----- Source data
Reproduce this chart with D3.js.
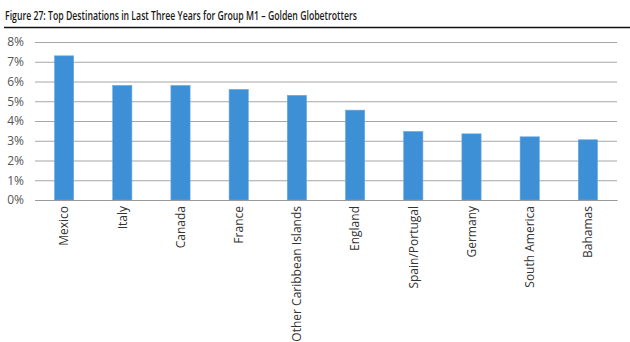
<!DOCTYPE html>
<html><head><meta charset="utf-8">
<script src="https://cdn.jsdelivr.net/npm/d3@7"></script>
<style>body{margin:0;background:#fff}svg{display:block}</style>
</head><body>
<svg id="c" width="630" height="342"></svg>
<script>
const title = "Figure 27: Top Destinations in Last Three Years for Group M1 \u2013 Golden Globetrotters";
const categories = ["Mexico","Italy","Canada","France","Other Caribbean Islands","England","Spain/Portugal","Germany","South America","Bahamas"];
const values = [0.073,0.058,0.058,0.056,0.053,0.0455,0.0347,0.0335,0.032,0.0305];
const yTicks = [0,0.01,0.02,0.03,0.04,0.05,0.06,0.07,0.08];

const svg = d3.select("#c");
const m = {left:35, right:617, top:42, bottom:200};

svg.append("text").attr("x",5).attr("y",19.5)
  .attr("font-family","'Open Sans','Liberation Sans',sans-serif")
  .attr("font-weight","600").attr("font-size",12.5).attr("fill","#1a1a1a")
  .attr("textLength",352).attr("lengthAdjust","spacingAndGlyphs")
  .text(title);
svg.append("line").attr("x1",4).attr("x2",630).attr("y1",27.5).attr("y2",27.5)
  .attr("stroke","#111").attr("stroke-width",1.3);

const x = d3.scaleBand().domain(categories).range([m.left,m.right]).paddingInner(0.67).paddingOuter(0.335);
const y = d3.scaleLinear().domain([0,0.08]).range([m.bottom,m.top]);

const yAxis = d3.axisLeft(y).tickValues(yTicks).tickFormat(d3.format(".0%")).tickSize(-(m.right-m.left)).tickPadding(11);
const gy = svg.append("g").attr("transform",`translate(${m.left},0)`).call(yAxis);
gy.select(".domain").remove();
gy.selectAll(".tick line").attr("stroke","#a6a6a6");
gy.selectAll(".tick text").attr("font-family","'Open Sans','DejaVu Sans',sans-serif").attr("font-size",12).attr("fill","#555");

svg.append("g").selectAll("rect").data(categories).join("rect")
  .attr("x",d=>x(d)).attr("width",x.bandwidth())
  .attr("y",(d,i)=>y(values[i])).attr("height",(d,i)=>y(0)-y(values[i]))
  .attr("fill","#3d8fd6").attr("stroke","#6aa9e0").attr("stroke-width",0.6);

const xAxis = d3.axisBottom(x).tickSize(0).tickPadding(5);
const gx = svg.append("g").attr("transform",`translate(0,${m.bottom})`).call(xAxis);
gx.select(".domain").attr("stroke","#999");
gx.selectAll(".tick text")
  .attr("font-family","'Open Sans','DejaVu Sans',sans-serif").attr("font-size",12).attr("fill","#333")
  .attr("transform","rotate(-90)").attr("text-anchor","end").attr("dy","0.35em").attr("x",-6).attr("y",0);
</script>
</body></html>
----------
Reproduce every line exactly and omit all pictures.

Reproduce this chart with D3.js.
<!DOCTYPE html>
<html><head><meta charset="utf-8">
<script src="https://cdn.jsdelivr.net/npm/d3@7"></script>
<style>body{margin:0;background:#fff}svg{display:block}</style>
</head><body>
<svg id="c" width="630" height="342"></svg>
<script>
const title = "Figure 27: Top Destinations in Last Three Years for Group M1 \u2013 Golden Globetrotters";
const categories = ["Mexico","Italy","Canada","France","Other Caribbean Islands","England","Spain/Portugal","Germany","South America","Bahamas"];
const values = [0.073,0.058,0.058,0.056,0.053,0.0455,0.0347,0.0335,0.032,0.0305];
const yTicks = [0,0.01,0.02,0.03,0.04,0.05,0.06,0.07,0.08];

const svg = d3.select("#c");
const m = {left:35, right:617, top:42, bottom:200};

svg.append("text").attr("x",5).attr("y",19.5)
  .attr("font-family","'Open Sans','Liberation Sans',sans-serif")
  .attr("font-weight","600").attr("font-size",12.5).attr("fill","#1a1a1a")
  .attr("textLength",352).attr("lengthAdjust","spacingAndGlyphs")
  .text(title);
svg.append("line").attr("x1",4).attr("x2",630).attr("y1",27.5).attr("y2",27.5)
  .attr("stroke","#111").attr("stroke-width",1.3);

const x = d3.scaleBand().domain(categories).range([m.left,m.right]).paddingInner(0.67).paddingOuter(0.335);
const y = d3.scaleLinear().domain([0,0.08]).range([m.bottom,m.top]);

const yAxis = d3.axisLeft(y).tickValues(yTicks).tickFormat(d3.format(".0%")).tickSize(-(m.right-m.left)).tickPadding(11);
const gy = svg.append("g").attr("transform",`translate(${m.left},0)`).call(yAxis);
gy.select(".domain").remove();
gy.selectAll(".tick line").attr("stroke","#a6a6a6");
gy.selectAll(".tick text").attr("font-family","'Open Sans','DejaVu Sans',sans-serif").attr("font-size",12).attr("fill","#555");

svg.append("g").selectAll("rect").data(categories).join("rect")
  .attr("x",d=>x(d)).attr("width",x.bandwidth())
  .attr("y",(d,i)=>y(values[i])).attr("height",(d,i)=>y(0)-y(values[i]))
  .attr("fill","#3d8fd6").attr("stroke","#6aa9e0").attr("stroke-width",0.6);

const xAxis = d3.axisBottom(x).tickSize(0).tickPadding(5);
const gx = svg.append("g").attr("transform",`translate(0,${m.bottom})`).call(xAxis);
gx.select(".domain").attr("stroke","#999");
gx.selectAll(".tick text")
  .attr("font-family","'Open Sans','DejaVu Sans',sans-serif").attr("font-size",12).attr("fill","#333")
  .attr("transform","rotate(-90)").attr("text-anchor","end").attr("dy","0.35em").attr("x",-6).attr("y",0);
</script>
</body></html>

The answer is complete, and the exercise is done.